Imagine a stack of $1 bills, stretching to the moon and nearly back again. According to UCSC alumnus Stephen Schwartz, that's one way to visualize how much money--$5.5 trillion--the United States spent on building and maintaining its nuclear stockpile and nuclear weapons infrastructure from 1940 to 1996.
That's more than was spent on medicare, education, or any other government expenditure except for social security ($7.9 trillion) and nonnuclear national defense ($13.2 trillion).
Whether the $5.5 trillion was money well spent is a matter of debate. Depending on one's perspective, it either prevented World War III or exacerbated Cold War tensions between the United States and the former Soviet Union.

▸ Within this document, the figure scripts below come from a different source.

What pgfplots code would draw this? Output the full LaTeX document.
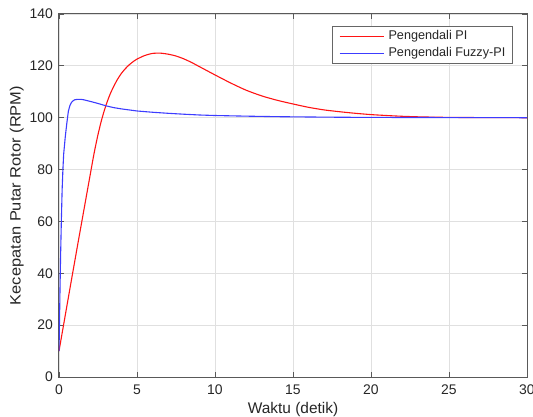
\documentclass[border=0pt]{standalone}
\usepackage{pgfplots}
\pgfplotsset{compat=1.18}
\usepackage{fontspec}
\setmainfont{Liberation Sans}
\usetikzlibrary{calc}
\definecolor{axgray}{gray}{0.35}
\definecolor{txtgray}{gray}{0.15}
\definecolor{gridgray}{gray}{0.88}
\definecolor{pired}{RGB}{255,20,20}
\definecolor{fzblue}{RGB}{60,60,255}
\begin{document}
\begin{tikzpicture}
\begin{axis}[
  name=ax,
  at={(0,0)}, anchor=south west,
  scale only axis,
  width=468bp, height=363bp,
  xmin=0, xmax=30, ymin=0, ymax=140,
  xtick={0,5,...,30}, ytick={0,20,...,140},
  /pgf/number format/assume math mode=true,
  tick label style={font=\fontsize{14}{16}\selectfont, text=txtgray},
  xticklabel style={inner sep=0pt, anchor=north, yshift=-8bp},
  yticklabel style={inner sep=0pt, anchor=east, xshift=-6bp},
  tick align=inside,
  major tick length=5bp,
  every tick/.style={axgray, line width=0.8bp},
  axis line style={axgray, line width=1bp},
  grid=major,
  major grid style={gridgray, line width=0.8bp},
  xlabel={Waktu (detik)},
  ylabel={\scalebox{1.1}[1]{Kecepatan Putar Rotor (RPM)}},
  xlabel style={at={(axis description cs:0.5,-0.0992)}, anchor=base, font=\fontsize{15.5}{18}\selectfont, text=txtgray},
  ylabel style={at={(axis description cs:-0.0818,0.5)}, anchor=base, rotate=0, font=\fontsize{15}{18}\selectfont, text=txtgray},
  legend style={at={(axis description cs:1,1)}, anchor=north east, xshift=-14.3bp, yshift=-12bp,
    draw=black!60, line width=0.8bp, fill=white,
    inner xsep=7bp, inner ysep=4bp, row sep=5.3bp, column sep=4.3bp,
    nodes={inner sep=0pt, text height=9bp, text depth=3bp, text=txtgray},
    font=\fontsize{12.7}{14}\selectfont},
  legend cell align=left,
]
\addlegendimage{legend image code/.code={\draw[pired, line width=1.1bp] (0bp,0bp) -- (44bp,0bp);}}
\addlegendentry{Pengendali PI}
\addlegendimage{legend image code/.code={\draw[fzblue, line width=1.1bp] (0bp,0bp) -- (44bp,0bp);}}
\addlegendentry{Pengendali Fuzzy-PI}
\addplot[pired, line width=1.1bp, smooth, tension=0.4, forget plot] coordinates {
(0,10) (0.25,18.6) (0.5,27.2) (0.75,35.8) (1.0,44.3) (1.25,52.8) (1.5,61.2) (1.75,69.6)
(2.0,78) (2.25,86.3) (2.5,93.5) (2.75,99.6) (3.0,104.6) (3.25,108.7) (3.5,112.0)
(3.75,114.8) (4.0,117.1) (4.25,118.9) (4.5,120.4) (4.75,121.6) (5.0,122.6) (5.5,124.0)
(6.0,124.8) (6.5,124.9) (7.0,124.5) (7.5,123.8) (8.0,122.7) (8.5,121.3) (9.0,119.7)
(9.5,118.1) (10,116.5) (11,113.4) (12,110.6) (13,108.4) (14,106.7) (15,105.3)
(16,104.0) (17,103.0) (18,102.3) (19,101.7) (20,101.2) (21,100.85) (22,100.55)
(23,100.35) (24,100.22) (25,100.13) (27,100.05) (30,100)
};
\addplot[fzblue, line width=1.1bp, forget plot] coordinates {
(0,10) (0.03,20) (0.06,32) (0.1,46) (0.15,60) (0.2,72) (0.25,80) (0.3,86)
(0.4,92.5) (0.5,97.8) (0.6,102.5) (0.7,104.7) (0.8,105.9) (0.9,106.5) (1.0,106.9)
(1.2,107.1) (1.4,107.1) (1.6,106.9) (1.8,106.6) (2.0,106.3) (2.5,105.5) (3.0,104.6)
(3.5,103.9) (4.0,103.4) (5.0,102.6) (6.0,102.1) (7.0,101.7) (8.0,101.35) (9.0,101.05)
(10,100.85) (12,100.6) (14,100.4) (16,100.28) (18,100.18) (20,100.12) (25,100.05) (30,100)
};
\end{axis}
\pgfresetboundingbox
\useasboundingbox ($(ax.south west)+(-59bp,-40bp)$) rectangle ($(ax.north east)+(6bp,14bp)$);
\end{tikzpicture}
\end{document}
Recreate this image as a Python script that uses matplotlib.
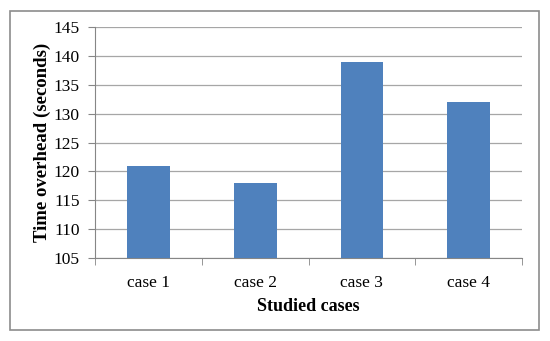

What isn't debatable, argues Schwartz in a Brookings Institution book he edited and coauthored, is that the U.S. government made few attempts to track its spending on nuclear weapons and weapons-related programs. Schwartz says this lack of fiscal oversight kept the American public and its representatives in Washington, D.C., from making fully informed decisions during a massive and dangerous nuclear arms race.
"For 50-plus years, since the bombing of Hiroshima and Nagasaki, we've been arguing over the benefits of nuclear weapons, and we haven't had the opportunity to weigh the costs," Schwartz says. "Now, for the first time, you can really balance the ledger, weigh the pros and cons, and have a balanced debate."
Schwartz's book, Atomic Audit: The Costs and Consequences of U.S. Nuclear Weapons Since 1940, was published by Brook-ings Institution Press last June. Newspapers and magazines including the Washington Post, the New York Times, and U.S. News & World Report carried articles about the book and editorials debating its conclusions.
A Los Angeles Times book reviewer called Atomic Audit a "giant step. . .toward integrity" in America's history with nuclear weapons. "It is only through the unflinching study of our past behavior that we can expect to create a more humane and democratic future," the reviewer wrote.
Included in the study is a description of the nuclear tests, the human-radiation experiments, the gaps in congressional oversight, and the naïveté with which government and military officials approached the use of nuclear weapons and the disposal of radioactive materials.
Now publisher of The Bulletin of the Atomic Scientists, Schwartz says his interest in nuclear policy dates back to his days at UCSC. As a freshman, he planned to major in theater and film, but was hooked instead by the Adlai E. Stevenson Program on Nuclear Policy, since renamed the Stevenson Program on Global Security.
"My whole undergraduate education got skewed toward nuclear
weapons," says Schwartz, who became a senior research assistant at
the Stevenson program and helped write a handbook on nuclear weapons.
Schwartz also wrote an 80-page "nuclear primer" and won a
Chancellor's Undergraduate Award for his senior thesis, which
discussed whether--and how--to teach nuclear issues in grade
Nuclear Naïveté From Atomic Audit, clockwise from upper left: posttest "decontamination" with a broom; cardboard-box storage of nuclear waste in an unlined trench; observers at an 81-kiloton test.
Photos: National Archives; Department Of Energy; Defense Special Weapons Agency
His UCSC projects helped prepare Schwartz for the exhaustive research required for Atomic Audit. Over a four-year period, he and nine contributing authors waded through archives, pushed to get documents declassified, dug into mountains of statistics, and read hundreds of "old, musty" reports, he said.
The United States embraced nuclear weapons in the late 1940s and early-to-mid 1950s in large measure because nuclear weapons were considered to be a relatively inexpensive alternative to conventional weapons.
Schwartz's book itemizes the costs associated with that decision (expressed in 1996 dollars after adjustments for inflation). Included in the $5.5 trillion total are $409 billion to manufacture nuclear warheads and $3.2 trillion for the aircraft, missiles, submarines, and other delivery systems needed to deploy them.
The costs continue to add up, according to Atomic Audit: The U.S. maintains an arsenal of 10,000 nuclear weapons--many still poised on hair-trigger alert--at a current cost of $25 billion a year.